Written by academics and forensic activists, the information seeks to “document best practices in matters of forensic identification to reduce delays and provide certainty to families,” the organizations said.
Finding and identifying missing persons is “a daily challenge that requires effective and coordinated search mechanisms as well as high-quality forensic processes that make provision for the participation of families,” they said.
“… The serious challenge Mexico faces in forensic matters requires appropriate collaboration between institutions involved in the search for [missing] people as well as the participation of experts, academia, collectives and families,” the organizations said, adding that sufficient human, material and economic resources are also needed.

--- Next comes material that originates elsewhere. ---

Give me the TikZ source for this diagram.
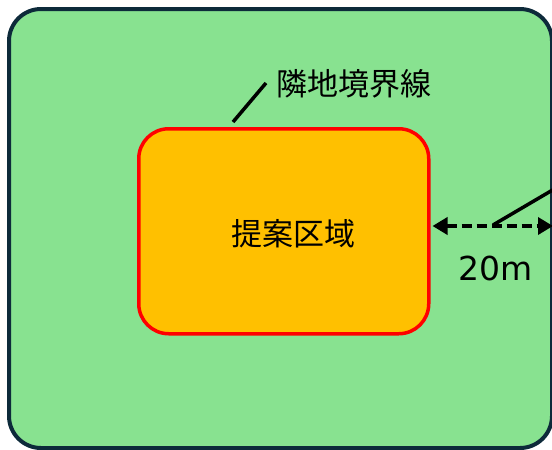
\documentclass[tikz,border=0pt]{standalone}
\usepackage{fontspec}
\setmainfont{Noto Sans CJK JP}
\newfontfamily\dimfont{DejaVu Sans}
\usetikzlibrary{arrows.meta}
\definecolor{bggreen}{HTML}{88E290}
\definecolor{navy}{HTML}{0D2A3A}
\definecolor{zone}{HTML}{FFC000}
\tikzset{
  outerbox/.style={draw=navy, fill=bggreen, line width=4pt, rounded corners=32pt},
  zonebox/.style={draw=red, fill=zone, line width=3.5pt, rounded corners=30pt},
  lbl/.style={font=\fontsize{31}{34}\selectfont, inner sep=0pt},
  leader/.style={line width=3.5pt, black},
  dimarrow/.style={line width=3.5pt, dash pattern=on 10pt off 5pt, {Triangle[length=15pt,width=17pt]}-{Triangle[length=15pt,width=17pt]}}
}
\begin{document}
\begin{tikzpicture}[x=1pt,y=-1pt]
\useasboundingbox (0,0) rectangle (552,450);
\draw[outerbox] (9,9) rectangle (552,448);
\node[zonebox, minimum width=290pt, minimum height=205pt, anchor=north west] (zone) at (137,127) {};
\node[lbl] (zlabel) at (293,234) {提案区域};
\node[lbl, anchor=west] (blabel) at (276,84) {隣地境界線};
\coordinate (lstart) at (233,122);
\coordinate (lend) at (266,83);
\draw[leader] (lstart) -- (lend);
\coordinate (aend) at (553,226);
\draw[dimarrow] (zone.east |- aend) ++(2,0) coordinate (astart) -- (aend);
\coordinate (l2a) at (493,225);
\coordinate (l2b) at (556,188);
\draw[leader] (l2a) -- (l2b);
\node[inner sep=0pt, font=\dimfont\fontsize{33}{36}\selectfont] (dim) at (496,268) {20m};
\end{tikzpicture}
\end{document}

While the creation of a website that provides advice about the body identification process appears on the surface to be positive news, the fact that it is needed is evidence of just how dire the situation in Mexico is in terms of the accumulation of unidentified corpses. That such a site is required also amounts to a damning assessment of Mexican forensic authorities, who have failed to identify tens of thousands of bodies found in recent years.
“There are currently about 39,000 unidentified bodies in forensic medical services [morgues] or buried anonymously in public cemeteries in the 32 states,” the international organizations said.
“The figure of 39,000 unidentified deceased people should be sufficient reason to critically review the functioning of the forensic system,” said Maximilian Murck, director of a GIZ project aimed at strengthening the rule of law in Mexico.
“One of the main rule of law tasks in Mexico is to draw up and implement pragmatic solutions for mass human identification,” he said.
Missing people’s rights – including their right to an identity – must be guaranteed by the state, said OHCHR Mexico representative Guillermo Fernández-Maldonado.
However, authorities in a majority of Mexican states don’t have the capacity to identify all of the deceased bodies in their morgues, Spanish newspaper ABC said in a report. Homicide numbers increased significantly after former president Felipe Calderón launched a militarized war on drug cartels in late 2006 and continued to rise during the governments led by Enrique Peña Nieto and Andrés Manuel López Obrador.
The international organizations noted that there are more than 80,000 missing persons in Mexico, adding that it can be assumed that the bodies of many of those people are among the 39,000 unidentified corpses.
They said they were hopeful that the information contained on their new website “will be useful for the different actors that participate in the search and identification of people.”